Customer Acquisition and Authentication

Photo of Dave English - EVP & Chief Investment Officer - LEAF Commercial Capital, Inc.

LEAF invests heavily in equipment finance portals, secure system access Application Programmable Interfaces (APIs) and processes aimed at authenticating buyers and sellers across the finance workflow. But we’ve learned that our defense can be mounted even earlier, in the lead generation phase of our marketing efforts. Before we get into the work of gatekeeping, we decide where those gates should be placed and precisely who we’d like to attract to them.

We do that with a comprehensive behavior and persona targeting process designed to limit our brand exposure to our ideal customers. This “narrowcasting” approach not only gives us a baseline against which we can more easily detect and flag outliers, it allows us to better target our marketing and sales efforts. In addition, it communicates our awareness, like a porch light left on at night. It’s a sign of welcome, but also of attention. Seeing that, thieves tend to seek easier, less-aware targets.

From there, we conduct an in-depth data recency/consistency analysis using a variety of databases and techniques, such as multifactor authentication. Are basics, including names, physical addresses, phone numbers and email addresses, consistent across databases and authentication channels? Is recently created information a necessary and truthful update or a fabrication? If there’s no relatively recent data, is the business dormant or dead and being resuscitated only as a vehicle for equipment finance fraud?
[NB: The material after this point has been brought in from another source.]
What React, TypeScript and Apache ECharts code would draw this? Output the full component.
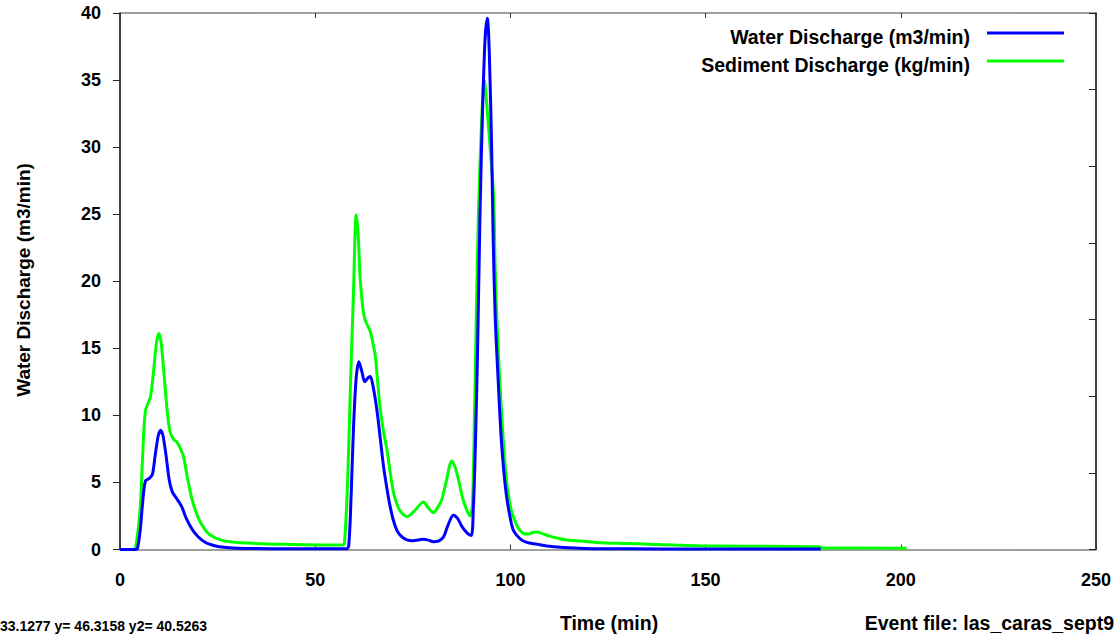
import React, { useEffect, useRef } from "react";
import * as echarts from "echarts";

const FONT = "'Liberation Sans', Arial, sans-serif";

const seriesNames = ["Water Discharge (m3/min)", "Sediment Discharge (kg/min)"];
const xAxisTitle = "Time (min)";
const yAxisTitle = "Water Discharge (m3/min)";
const eventFileText = "Event file: las_caras_sept9";
const cursorText = "33.1277 y= 46.3158 y2= 40.5263";

const waterDischarge: [number, number][] = [
  [0, 0], [4, 0], [4.5, 0.1], [5.2, 1.5], [5.8, 3.5], [6.5, 5.1], [7.5, 5.3], [8.3, 5.6],
  [9, 7], [9.8, 8.5], [10.4, 8.9], [11, 8.5], [11.8, 7], [12.6, 5.2], [13.4, 4.3], [14.5, 3.8],
  [15.8, 3.2], [17, 2.3], [18.5, 1.5], [20, 0.95], [22, 0.5], [24, 0.3], [26, 0.18], [30, 0.1],
  [40, 0.06], [50, 0.05], [58, 0.05], [58.6, 0.3], [59.2, 4], [59.8, 9], [60.5, 12.8], [61.2, 14.0],
  [62, 13.2], [62.7, 12.5], [63.5, 12.8], [64.1, 12.9], [64.8, 12.2], [65.8, 10.4], [66.7, 8.2],
  [67.5, 6.2], [68.4, 4.5], [69.2, 3.2], [70, 2.2], [70.9, 1.45], [72, 1.0], [73.5, 0.72], [75, 0.65],
  [77.7, 0.76], [79, 0.7], [80.3, 0.58], [81.7, 0.65], [82.9, 0.95], [84, 1.8], [85.4, 2.55],
  [86.5, 2.3], [87.6, 1.7], [89, 1.2], [90, 1.05], [90.5, 3], [91, 7.4], [91.6, 15], [92.2, 24.8],
  [92.8, 32], [93.5, 38], [94.1, 39.6], [94.6, 37], [95.2, 29.8], [95.6, 23], [96.1, 17.4],
  [96.9, 12.4], [97.5, 9], [98.2, 6.2], [99, 4], [99.9, 2.45], [100.8, 1.4], [102.5, 0.8],
  [104.2, 0.53], [106.7, 0.4], [109.3, 0.26], [113.6, 0.15], [119, 0.08], [130, 0.05], [150, 0.04],
  [179.5, 0.03],
];

const sedimentDischarge: [number, number][] = [
  [0, 0], [3.5, 0], [4.2, 0.5], [5.2, 3.2], [5.8, 7], [6.5, 10.3], [7.8, 11.4], [8.5, 13],
  [9.3, 15.3], [9.9, 16.1], [10.5, 15.5], [11.3, 13], [12.2, 10], [12.9, 8.7], [13.8, 8.2],
  [14.6, 8.0], [15.5, 7.5], [16.3, 6.9], [17.3, 5.3], [18.5, 3.7], [20, 2.4], [21.5, 1.6],
  [23, 1.1], [26, 0.7], [31, 0.5], [44, 0.38], [57, 0.33], [57.5, 0.5], [58.3, 5], [59, 12],
  [59.8, 19.1], [60.5, 24.95], [61, 23.5], [61.5, 20.3], [62.2, 18], [62.8, 17.1], [64.1, 16.25],
  [64.7, 15.5], [65.4, 14.4], [66, 12.5], [66.7, 10.4], [67.5, 8.8], [68.4, 7.4], [69.3, 5.6],
  [70.1, 4.2], [71.5, 3.0], [73.5, 2.45], [75.5, 2.9], [77.7, 3.55], [79, 3.1], [80.3, 2.75],
  [81.5, 3.2], [82.4, 3.7], [83.5, 5.0], [85, 6.6], [86, 6.0], [86.7, 5.2], [88, 3.6], [89.7, 2.5],
  [90.3, 3.5], [90.8, 10], [91.3, 18], [91.8, 24.8], [92.5, 31], [93.3, 35.0], [94, 33], [94.8, 30],
  [95.7, 26.3], [96.1, 21], [96.5, 17.4], [97.2, 13], [97.8, 9.9], [98.4, 7.2], [99.1, 4.9],
  [100, 3.2], [100.8, 2.4], [102, 1.6], [103.3, 1.2], [104.5, 1.15], [105.5, 1.25], [106.7, 1.3],
  [108.5, 1.15], [110, 1.0], [112, 0.85], [114.4, 0.71], [117, 0.66], [120, 0.58], [123, 0.51],
  [130, 0.45], [135.7, 0.39], [142, 0.33], [148.5, 0.28], [159, 0.25], [179, 0.2], [180, 0.12],
  [201.5, 0.1],
];

const colors = ["#0000ff", "#00ff00"];

export default function App() {
  const ref = useRef<HTMLDivElement>(null);
  useEffect(() => {
    if (!ref.current) return;
    const chart = echarts.init(ref.current, null, { renderer: "svg" });
    const bold = { fontFamily: FONT, fontWeight: "bold" as const, fill: "#000" };
    chart.setOption({
      animation: false,
      backgroundColor: "#fff",
      grid: { left: 120, right: 20, top: 13, bottom: 84.5, containLabel: false },
      xAxis: [
        {
          type: "value", min: 0, max: 250, interval: 50, position: "bottom",
          axisLine: { show: true, onZero: false, lineStyle: { color: "#808080", width: 1.5 } },
          axisTick: { show: true, inside: true, length: 5, lineStyle: { color: "#333" } },
          axisLabel: { color: "#000", fontFamily: FONT, fontWeight: "bold", fontSize: 18, margin: 21 },
          splitLine: { show: false },
        },
        {
          type: "value", min: 0, max: 250, interval: 50, position: "top",
          axisLine: { show: true, onZero: false, lineStyle: { color: "#808080", width: 1.5 } },
          axisTick: { show: true, inside: true, length: 5, lineStyle: { color: "#333" } },
          axisLabel: { show: false },
          splitLine: { show: false },
        },
      ],
      yAxis: [
        {
          type: "value", min: 0, max: 40, interval: 5, position: "left",
          axisLine: { show: true, onZero: false, lineStyle: { color: "#000", width: 1.5 } },
          axisTick: { show: true, inside: false, length: 7, lineStyle: { color: "#222" } },
          axisLabel: { color: "#000", fontFamily: FONT, fontWeight: "bold", fontSize: 18, margin: 19 },
          splitLine: { show: false },
        },
        {
          type: "value", min: 0, max: 7, interval: 1, position: "right",
          axisLine: { show: true, onZero: false, lineStyle: { color: "#000", width: 1.5 } },
          axisTick: { show: true, inside: true, length: 7, lineStyle: { color: "#222" } },
          axisLabel: { show: false },
          splitLine: { show: false },
        },
      ],
      series: [
        {
          name: seriesNames[0], type: "line", data: waterDischarge, xAxisIndex: 0, yAxisIndex: 0,
          showSymbol: false, smooth: 0.3, lineStyle: { color: colors[0], width: 3 }, itemStyle: { color: colors[0] },
          z: 3,
        },
        {
          name: seriesNames[1], type: "line", data: sedimentDischarge, xAxisIndex: 0, yAxisIndex: 0,
          showSymbol: false, smooth: 0.3, lineStyle: { color: colors[1], width: 3 }, itemStyle: { color: colors[1] },
          z: 2,
        },
      ],
      graphic: [
        { type: "text", x: 970, y: 37, z: 10, style: { ...bold, text: seriesNames[0], fontSize: 19.5, align: "right", verticalAlign: "middle" } },
        { type: "line", z: 10, shape: { x1: 987, y1: 33, x2: 1064, y2: 33 }, style: { stroke: colors[0], lineWidth: 3 } },
        { type: "text", x: 970, y: 65, z: 10, style: { ...bold, text: seriesNames[1], fontSize: 19.5, align: "right", verticalAlign: "middle" } },
        { type: "line", z: 10, shape: { x1: 987, y1: 61, x2: 1064, y2: 61 }, style: { stroke: colors[1], lineWidth: 3 } },
        { type: "text", x: 609, y: 623, z: 10, style: { ...bold, text: xAxisTitle, fontSize: 19.5, align: "center", verticalAlign: "middle" } },
        { type: "text", x: 1114, y: 623, z: 10, style: { ...bold, text: eventFileText, fontSize: 19.5, align: "right", verticalAlign: "middle" } },
        { type: "text", x: 0, y: 626, z: 10, style: { ...bold, text: cursorText, fontSize: 14, align: "left", verticalAlign: "middle" } },
        { type: "text", x: 23, y: 280, rotation: Math.PI / 2, z: 10, style: { ...bold, text: yAxisTitle, fontSize: 19, align: "center", verticalAlign: "middle" } },
      ],
    });
    return () => chart.dispose();
  }, []);
  return <div ref={ref} style={{ position: "fixed", left: 0, top: 0, width: 1116, height: 634 }} />;
}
Faced with these verification challenges, equipment finance companies often turn to the new breed of fintech service providers promising – but not always delivering – accurate and reliable customer verification. While these services can be helpful, they’re not developed enough to be relied on solely.

Underwriting

In the underwriting stage of the process, the Five Cs of credit still apply. Credit management must carefully assess character, capacity, capital, collateral and conditions, albeit with updated digital tools, including consistency checks of customer demographic/firmographic data across multiple databases and services.